Problem to work on.
Everything from the first line down to the line containing "var xTicksB = [0, 2.5, 5, 7.5, 10, 12.5, 15];" is to be retyped exactly, both ends included, with pictures left out.

Stored data.

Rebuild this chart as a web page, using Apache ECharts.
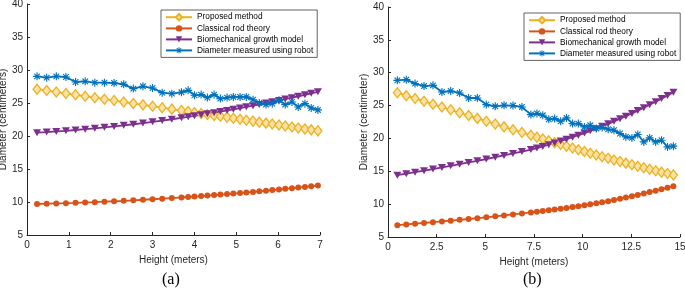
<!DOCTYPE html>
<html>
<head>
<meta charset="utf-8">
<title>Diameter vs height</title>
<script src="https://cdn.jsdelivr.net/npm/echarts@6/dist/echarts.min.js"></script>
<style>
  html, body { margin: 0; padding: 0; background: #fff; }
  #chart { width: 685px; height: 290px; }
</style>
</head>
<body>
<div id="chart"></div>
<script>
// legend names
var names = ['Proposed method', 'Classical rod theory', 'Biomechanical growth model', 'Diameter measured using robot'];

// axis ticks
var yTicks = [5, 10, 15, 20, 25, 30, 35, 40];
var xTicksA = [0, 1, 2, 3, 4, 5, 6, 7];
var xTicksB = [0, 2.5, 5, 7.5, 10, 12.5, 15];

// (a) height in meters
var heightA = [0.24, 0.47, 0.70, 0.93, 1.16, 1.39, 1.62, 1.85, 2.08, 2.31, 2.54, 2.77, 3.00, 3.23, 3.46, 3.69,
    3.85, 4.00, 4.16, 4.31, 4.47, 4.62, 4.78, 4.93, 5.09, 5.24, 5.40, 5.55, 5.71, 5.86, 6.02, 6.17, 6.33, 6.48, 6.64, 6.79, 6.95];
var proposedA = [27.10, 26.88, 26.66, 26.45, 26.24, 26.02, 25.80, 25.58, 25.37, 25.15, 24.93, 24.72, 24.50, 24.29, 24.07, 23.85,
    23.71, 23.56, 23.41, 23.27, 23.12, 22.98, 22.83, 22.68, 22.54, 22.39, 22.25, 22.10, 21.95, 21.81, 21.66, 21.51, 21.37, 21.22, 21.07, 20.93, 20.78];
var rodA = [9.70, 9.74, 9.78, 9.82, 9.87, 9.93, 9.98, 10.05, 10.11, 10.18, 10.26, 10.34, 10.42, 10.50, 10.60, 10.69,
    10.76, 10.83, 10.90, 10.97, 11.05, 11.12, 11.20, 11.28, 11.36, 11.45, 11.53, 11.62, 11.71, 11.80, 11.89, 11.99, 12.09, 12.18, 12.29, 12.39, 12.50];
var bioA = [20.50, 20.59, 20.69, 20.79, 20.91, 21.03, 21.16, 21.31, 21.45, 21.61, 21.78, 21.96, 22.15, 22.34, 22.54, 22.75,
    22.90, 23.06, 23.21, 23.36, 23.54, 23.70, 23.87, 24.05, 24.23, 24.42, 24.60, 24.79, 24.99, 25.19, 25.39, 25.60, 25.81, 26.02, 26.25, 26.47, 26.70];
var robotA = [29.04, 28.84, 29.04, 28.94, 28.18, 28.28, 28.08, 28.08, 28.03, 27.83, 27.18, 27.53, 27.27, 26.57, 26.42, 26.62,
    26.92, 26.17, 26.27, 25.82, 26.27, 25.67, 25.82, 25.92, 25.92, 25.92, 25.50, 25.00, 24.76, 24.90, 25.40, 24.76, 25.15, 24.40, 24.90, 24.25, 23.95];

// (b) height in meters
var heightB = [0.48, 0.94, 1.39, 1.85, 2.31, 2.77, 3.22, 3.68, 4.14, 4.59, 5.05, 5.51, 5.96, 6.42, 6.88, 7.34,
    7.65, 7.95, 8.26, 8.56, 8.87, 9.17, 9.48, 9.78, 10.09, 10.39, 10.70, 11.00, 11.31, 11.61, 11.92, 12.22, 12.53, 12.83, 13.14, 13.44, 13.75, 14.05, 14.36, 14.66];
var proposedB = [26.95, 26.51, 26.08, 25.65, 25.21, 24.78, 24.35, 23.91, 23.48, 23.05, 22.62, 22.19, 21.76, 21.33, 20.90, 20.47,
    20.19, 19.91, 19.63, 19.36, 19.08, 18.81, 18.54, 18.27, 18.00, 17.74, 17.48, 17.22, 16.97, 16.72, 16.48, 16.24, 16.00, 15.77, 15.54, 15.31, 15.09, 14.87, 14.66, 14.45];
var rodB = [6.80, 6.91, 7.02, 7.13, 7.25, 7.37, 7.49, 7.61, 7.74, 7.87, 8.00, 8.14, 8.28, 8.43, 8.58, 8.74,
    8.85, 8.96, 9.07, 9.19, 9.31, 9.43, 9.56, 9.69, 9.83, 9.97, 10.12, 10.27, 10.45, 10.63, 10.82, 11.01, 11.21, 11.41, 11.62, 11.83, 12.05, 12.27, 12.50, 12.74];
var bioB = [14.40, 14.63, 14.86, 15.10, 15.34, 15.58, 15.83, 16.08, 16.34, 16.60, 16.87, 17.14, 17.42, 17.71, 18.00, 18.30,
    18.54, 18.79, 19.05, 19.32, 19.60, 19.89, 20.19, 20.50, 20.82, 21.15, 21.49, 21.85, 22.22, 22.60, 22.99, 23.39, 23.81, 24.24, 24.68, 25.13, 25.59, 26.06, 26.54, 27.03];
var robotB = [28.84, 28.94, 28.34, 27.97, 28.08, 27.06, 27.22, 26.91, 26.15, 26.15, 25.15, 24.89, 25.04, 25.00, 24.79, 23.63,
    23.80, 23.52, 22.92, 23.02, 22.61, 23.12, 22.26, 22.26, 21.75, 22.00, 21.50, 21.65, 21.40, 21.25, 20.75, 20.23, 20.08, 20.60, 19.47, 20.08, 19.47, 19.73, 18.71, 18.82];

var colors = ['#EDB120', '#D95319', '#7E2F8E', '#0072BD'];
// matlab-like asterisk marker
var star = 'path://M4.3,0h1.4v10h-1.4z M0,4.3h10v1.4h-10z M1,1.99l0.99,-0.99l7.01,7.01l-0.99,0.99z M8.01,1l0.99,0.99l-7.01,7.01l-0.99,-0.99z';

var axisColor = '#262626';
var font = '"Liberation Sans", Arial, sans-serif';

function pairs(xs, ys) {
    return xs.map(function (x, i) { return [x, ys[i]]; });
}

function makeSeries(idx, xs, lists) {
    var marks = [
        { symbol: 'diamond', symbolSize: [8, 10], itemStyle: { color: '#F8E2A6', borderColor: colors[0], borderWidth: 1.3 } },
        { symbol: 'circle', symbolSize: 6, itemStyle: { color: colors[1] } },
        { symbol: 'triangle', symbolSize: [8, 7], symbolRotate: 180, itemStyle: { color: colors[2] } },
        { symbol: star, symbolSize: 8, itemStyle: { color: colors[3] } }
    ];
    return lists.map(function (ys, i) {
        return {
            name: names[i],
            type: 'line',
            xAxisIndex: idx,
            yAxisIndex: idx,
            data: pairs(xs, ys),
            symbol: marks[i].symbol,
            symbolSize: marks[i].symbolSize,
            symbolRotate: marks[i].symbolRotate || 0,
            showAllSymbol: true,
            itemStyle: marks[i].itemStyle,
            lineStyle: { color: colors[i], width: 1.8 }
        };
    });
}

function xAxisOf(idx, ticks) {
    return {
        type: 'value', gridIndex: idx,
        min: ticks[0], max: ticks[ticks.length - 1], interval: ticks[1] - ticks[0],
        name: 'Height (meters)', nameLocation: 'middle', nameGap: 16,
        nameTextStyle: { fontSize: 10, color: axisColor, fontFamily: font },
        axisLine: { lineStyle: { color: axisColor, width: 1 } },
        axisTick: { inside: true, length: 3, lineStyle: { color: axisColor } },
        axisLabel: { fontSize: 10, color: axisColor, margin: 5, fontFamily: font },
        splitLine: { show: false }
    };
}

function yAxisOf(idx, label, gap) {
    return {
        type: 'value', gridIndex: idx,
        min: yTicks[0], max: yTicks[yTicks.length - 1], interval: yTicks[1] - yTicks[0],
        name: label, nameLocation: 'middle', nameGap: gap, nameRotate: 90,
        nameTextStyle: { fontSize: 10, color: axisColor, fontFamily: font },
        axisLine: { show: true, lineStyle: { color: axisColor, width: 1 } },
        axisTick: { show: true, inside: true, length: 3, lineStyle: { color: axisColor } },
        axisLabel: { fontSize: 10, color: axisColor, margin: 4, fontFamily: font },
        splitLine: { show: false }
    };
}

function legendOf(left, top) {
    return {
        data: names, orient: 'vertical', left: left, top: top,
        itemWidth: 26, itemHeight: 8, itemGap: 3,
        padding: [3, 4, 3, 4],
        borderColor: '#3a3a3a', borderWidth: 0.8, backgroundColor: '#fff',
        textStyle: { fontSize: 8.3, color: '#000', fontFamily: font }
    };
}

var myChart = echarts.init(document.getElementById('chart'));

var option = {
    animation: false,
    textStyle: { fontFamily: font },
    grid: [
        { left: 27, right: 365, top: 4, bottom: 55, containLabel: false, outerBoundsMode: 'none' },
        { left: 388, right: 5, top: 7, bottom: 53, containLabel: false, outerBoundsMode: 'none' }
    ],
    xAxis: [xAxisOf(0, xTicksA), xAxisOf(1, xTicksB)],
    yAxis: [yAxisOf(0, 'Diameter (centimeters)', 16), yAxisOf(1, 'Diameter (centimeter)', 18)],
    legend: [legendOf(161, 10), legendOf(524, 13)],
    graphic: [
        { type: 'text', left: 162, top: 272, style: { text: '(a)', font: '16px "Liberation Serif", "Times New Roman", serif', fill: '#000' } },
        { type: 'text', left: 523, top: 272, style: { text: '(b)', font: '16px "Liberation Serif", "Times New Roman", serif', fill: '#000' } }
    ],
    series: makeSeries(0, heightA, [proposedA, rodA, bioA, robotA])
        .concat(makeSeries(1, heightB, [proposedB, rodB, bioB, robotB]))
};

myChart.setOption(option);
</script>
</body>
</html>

Expected answer.
Rebuild this chart as a web page, using Apache ECharts.
<!DOCTYPE html>
<html>
<head>
<meta charset="utf-8">
<title>Diameter vs height</title>
<script src="https://cdn.jsdelivr.net/npm/echarts@6/dist/echarts.min.js"></script>
<style>
  html, body { margin: 0; padding: 0; background: #fff; }
  #chart { width: 685px; height: 290px; }
</style>
</head>
<body>
<div id="chart"></div>
<script>
// legend names
var names = ['Proposed method', 'Classical rod theory', 'Biomechanical growth model', 'Diameter measured using robot'];

// axis ticks
var yTicks = [5, 10, 15, 20, 25, 30, 35, 40];
var xTicksA = [0, 1, 2, 3, 4, 5, 6, 7];
var xTicksB = [0, 2.5, 5, 7.5, 10, 12.5, 15];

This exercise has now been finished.